2. What fiduciary standard, if any, does Act 498 impose on the State Treasurer's office for political-statement investments? If Act 498 imposes a fiduciary standard, the descriptive-vs-institutional gap D002 surfaces becomes a documented fiduciary-vs-institutional gap rather than a closed institutional-norm finding.
3. Does the Treasury Investment Policy's documented Israel Bonds carve-out have a statutory or regulatory basis, or was it adopted by administrative action? The pathway by which the carve-out was instituted bears on whether the carve-out itself is procedurally defensible.
4. What is the institutional standard the Westrock approval procedure applied, and why does the same Executive Director appear to apply different procedural standards to different investments? The Westrock asymmetry the wiki schema flags suggests the operative procedural standard may not be a categorical asset-class rule but a discretionary judgment, which would weaken the antithesis's "institutional-norm" framing.
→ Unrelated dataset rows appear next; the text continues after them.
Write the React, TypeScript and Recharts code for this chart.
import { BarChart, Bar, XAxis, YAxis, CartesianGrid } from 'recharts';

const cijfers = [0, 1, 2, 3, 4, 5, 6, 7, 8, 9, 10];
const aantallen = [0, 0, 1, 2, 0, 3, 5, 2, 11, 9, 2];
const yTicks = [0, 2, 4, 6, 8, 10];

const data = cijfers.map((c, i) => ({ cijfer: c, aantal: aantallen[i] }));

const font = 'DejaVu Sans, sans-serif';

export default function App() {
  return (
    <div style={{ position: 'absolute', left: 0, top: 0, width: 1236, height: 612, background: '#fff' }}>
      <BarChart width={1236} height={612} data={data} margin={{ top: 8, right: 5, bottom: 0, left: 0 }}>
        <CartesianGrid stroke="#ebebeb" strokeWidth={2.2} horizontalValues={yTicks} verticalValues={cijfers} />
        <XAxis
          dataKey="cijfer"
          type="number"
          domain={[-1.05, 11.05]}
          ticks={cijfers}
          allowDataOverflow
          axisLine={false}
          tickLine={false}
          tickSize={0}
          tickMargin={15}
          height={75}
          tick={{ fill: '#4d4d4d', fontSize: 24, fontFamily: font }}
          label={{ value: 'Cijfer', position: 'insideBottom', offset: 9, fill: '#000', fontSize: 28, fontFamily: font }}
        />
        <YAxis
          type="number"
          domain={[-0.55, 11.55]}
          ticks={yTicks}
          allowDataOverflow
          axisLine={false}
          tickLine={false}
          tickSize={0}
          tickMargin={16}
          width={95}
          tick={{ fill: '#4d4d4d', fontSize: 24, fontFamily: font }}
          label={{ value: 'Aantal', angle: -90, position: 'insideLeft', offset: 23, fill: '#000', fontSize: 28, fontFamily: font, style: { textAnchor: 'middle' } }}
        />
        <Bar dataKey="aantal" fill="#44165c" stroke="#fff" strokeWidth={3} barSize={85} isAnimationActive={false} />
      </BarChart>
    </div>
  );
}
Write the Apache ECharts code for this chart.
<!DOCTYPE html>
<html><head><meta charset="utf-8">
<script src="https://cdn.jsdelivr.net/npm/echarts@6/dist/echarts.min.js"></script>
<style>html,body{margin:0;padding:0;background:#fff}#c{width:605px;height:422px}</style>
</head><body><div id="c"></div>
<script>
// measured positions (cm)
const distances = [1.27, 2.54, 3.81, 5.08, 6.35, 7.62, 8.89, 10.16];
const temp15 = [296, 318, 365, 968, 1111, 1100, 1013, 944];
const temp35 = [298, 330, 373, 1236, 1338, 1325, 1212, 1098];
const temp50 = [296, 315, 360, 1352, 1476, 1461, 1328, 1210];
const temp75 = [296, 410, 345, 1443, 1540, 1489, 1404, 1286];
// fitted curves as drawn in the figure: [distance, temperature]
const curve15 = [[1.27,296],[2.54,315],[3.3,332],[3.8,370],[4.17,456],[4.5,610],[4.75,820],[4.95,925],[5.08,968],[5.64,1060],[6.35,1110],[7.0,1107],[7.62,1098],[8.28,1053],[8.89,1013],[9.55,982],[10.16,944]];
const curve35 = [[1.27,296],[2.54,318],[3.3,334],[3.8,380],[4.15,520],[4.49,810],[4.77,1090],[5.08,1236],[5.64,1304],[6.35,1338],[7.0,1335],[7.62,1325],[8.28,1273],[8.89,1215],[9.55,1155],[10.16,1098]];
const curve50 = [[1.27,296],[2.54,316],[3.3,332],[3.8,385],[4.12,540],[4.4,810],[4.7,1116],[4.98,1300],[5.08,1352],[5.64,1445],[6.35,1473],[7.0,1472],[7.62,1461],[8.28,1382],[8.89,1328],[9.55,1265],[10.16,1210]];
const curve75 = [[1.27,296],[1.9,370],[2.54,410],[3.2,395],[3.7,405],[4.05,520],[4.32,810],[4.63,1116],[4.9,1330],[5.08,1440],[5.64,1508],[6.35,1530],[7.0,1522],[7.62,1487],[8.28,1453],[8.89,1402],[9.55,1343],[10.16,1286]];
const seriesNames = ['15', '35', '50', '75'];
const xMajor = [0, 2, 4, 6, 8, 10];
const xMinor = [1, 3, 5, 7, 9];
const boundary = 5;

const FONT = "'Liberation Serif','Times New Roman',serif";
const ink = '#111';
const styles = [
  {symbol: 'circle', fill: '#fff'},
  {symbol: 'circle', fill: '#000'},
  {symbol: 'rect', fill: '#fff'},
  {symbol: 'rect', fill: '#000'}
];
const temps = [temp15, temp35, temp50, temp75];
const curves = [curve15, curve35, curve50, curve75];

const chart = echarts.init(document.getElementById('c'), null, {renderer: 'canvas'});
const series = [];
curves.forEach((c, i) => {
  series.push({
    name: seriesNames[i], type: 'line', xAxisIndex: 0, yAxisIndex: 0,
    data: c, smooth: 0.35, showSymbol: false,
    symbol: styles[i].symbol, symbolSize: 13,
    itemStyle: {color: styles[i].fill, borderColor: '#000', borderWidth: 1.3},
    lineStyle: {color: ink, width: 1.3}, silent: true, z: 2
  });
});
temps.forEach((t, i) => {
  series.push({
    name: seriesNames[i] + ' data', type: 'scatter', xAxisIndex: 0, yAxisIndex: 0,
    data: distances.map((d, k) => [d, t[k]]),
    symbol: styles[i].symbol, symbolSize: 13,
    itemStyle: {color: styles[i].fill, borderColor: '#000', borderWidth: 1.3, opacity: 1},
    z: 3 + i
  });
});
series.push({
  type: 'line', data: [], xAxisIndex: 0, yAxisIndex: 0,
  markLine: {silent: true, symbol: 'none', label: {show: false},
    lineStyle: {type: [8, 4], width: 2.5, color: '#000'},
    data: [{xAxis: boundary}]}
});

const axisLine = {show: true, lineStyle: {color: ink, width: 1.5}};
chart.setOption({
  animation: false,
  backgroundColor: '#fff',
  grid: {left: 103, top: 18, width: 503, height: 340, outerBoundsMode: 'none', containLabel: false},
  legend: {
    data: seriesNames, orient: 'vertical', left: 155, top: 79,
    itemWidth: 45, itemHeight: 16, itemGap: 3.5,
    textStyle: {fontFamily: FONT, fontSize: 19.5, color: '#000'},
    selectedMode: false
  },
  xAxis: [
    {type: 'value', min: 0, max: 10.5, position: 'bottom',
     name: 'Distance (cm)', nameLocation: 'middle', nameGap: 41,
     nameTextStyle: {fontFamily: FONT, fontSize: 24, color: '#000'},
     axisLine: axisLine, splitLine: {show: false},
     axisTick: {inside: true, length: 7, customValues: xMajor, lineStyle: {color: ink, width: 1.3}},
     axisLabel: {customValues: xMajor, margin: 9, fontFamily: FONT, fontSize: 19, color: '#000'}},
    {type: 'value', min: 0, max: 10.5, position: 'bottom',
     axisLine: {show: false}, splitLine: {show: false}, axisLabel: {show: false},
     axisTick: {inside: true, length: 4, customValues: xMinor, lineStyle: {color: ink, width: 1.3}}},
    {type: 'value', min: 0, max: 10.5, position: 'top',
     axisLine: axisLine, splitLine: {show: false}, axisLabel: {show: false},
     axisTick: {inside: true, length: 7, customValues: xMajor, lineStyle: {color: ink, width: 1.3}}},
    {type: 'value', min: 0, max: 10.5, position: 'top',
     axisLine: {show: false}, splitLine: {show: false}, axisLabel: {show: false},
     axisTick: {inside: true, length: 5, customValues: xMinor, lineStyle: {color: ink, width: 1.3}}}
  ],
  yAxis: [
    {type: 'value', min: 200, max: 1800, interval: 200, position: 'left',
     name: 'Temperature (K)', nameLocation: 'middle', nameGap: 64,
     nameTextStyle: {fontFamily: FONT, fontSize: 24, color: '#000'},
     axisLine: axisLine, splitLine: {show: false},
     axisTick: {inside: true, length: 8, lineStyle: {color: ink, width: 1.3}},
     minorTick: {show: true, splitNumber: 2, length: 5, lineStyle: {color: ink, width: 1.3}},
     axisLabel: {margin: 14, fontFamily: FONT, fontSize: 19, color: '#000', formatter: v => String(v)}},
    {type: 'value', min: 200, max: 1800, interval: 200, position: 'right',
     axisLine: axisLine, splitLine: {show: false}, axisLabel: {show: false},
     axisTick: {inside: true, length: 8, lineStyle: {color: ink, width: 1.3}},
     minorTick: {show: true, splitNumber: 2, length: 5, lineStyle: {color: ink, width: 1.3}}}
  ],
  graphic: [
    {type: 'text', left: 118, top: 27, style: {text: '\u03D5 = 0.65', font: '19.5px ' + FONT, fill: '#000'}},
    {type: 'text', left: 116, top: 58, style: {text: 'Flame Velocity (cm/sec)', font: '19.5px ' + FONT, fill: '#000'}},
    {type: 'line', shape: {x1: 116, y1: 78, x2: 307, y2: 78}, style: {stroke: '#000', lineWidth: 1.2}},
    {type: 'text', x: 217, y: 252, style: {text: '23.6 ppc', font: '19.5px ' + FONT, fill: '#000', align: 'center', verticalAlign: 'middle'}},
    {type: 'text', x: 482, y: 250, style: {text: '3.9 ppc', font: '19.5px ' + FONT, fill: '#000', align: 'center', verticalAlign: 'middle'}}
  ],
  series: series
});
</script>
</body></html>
5. If political-statement asset classes are formally carved out from the prudent-investor rule at Treasury, how is that carve-out reconciled with the State Board of Finance oversight function the 5/12/2025 SBOF accountability cycle is supposed to provide? The "consistent with our historical levels" framing accurately describes the per-event pattern, but it does not engage the credit deterioration the 10/8/2024 document documented, and SBOF members did not raise that gap. Whether SBOF's procedural oversight function is adequate to a political-statement carve-out is itself an institutional question worth surfacing.
6. The Dortch articulation describes operative Treasury practice as "at the direction of the elected Treasurer." Does that operative practice rest on documented written delegation from the Treasurer to investment staff for order placement, or is the operative practice carried out under informal direction? The Berman-Huffman target-setting outside the documentary record that preceded the May 2025 order suggests informal direction may be the operative mechanism, which raises a separate accountability question the dialectic has not engaged.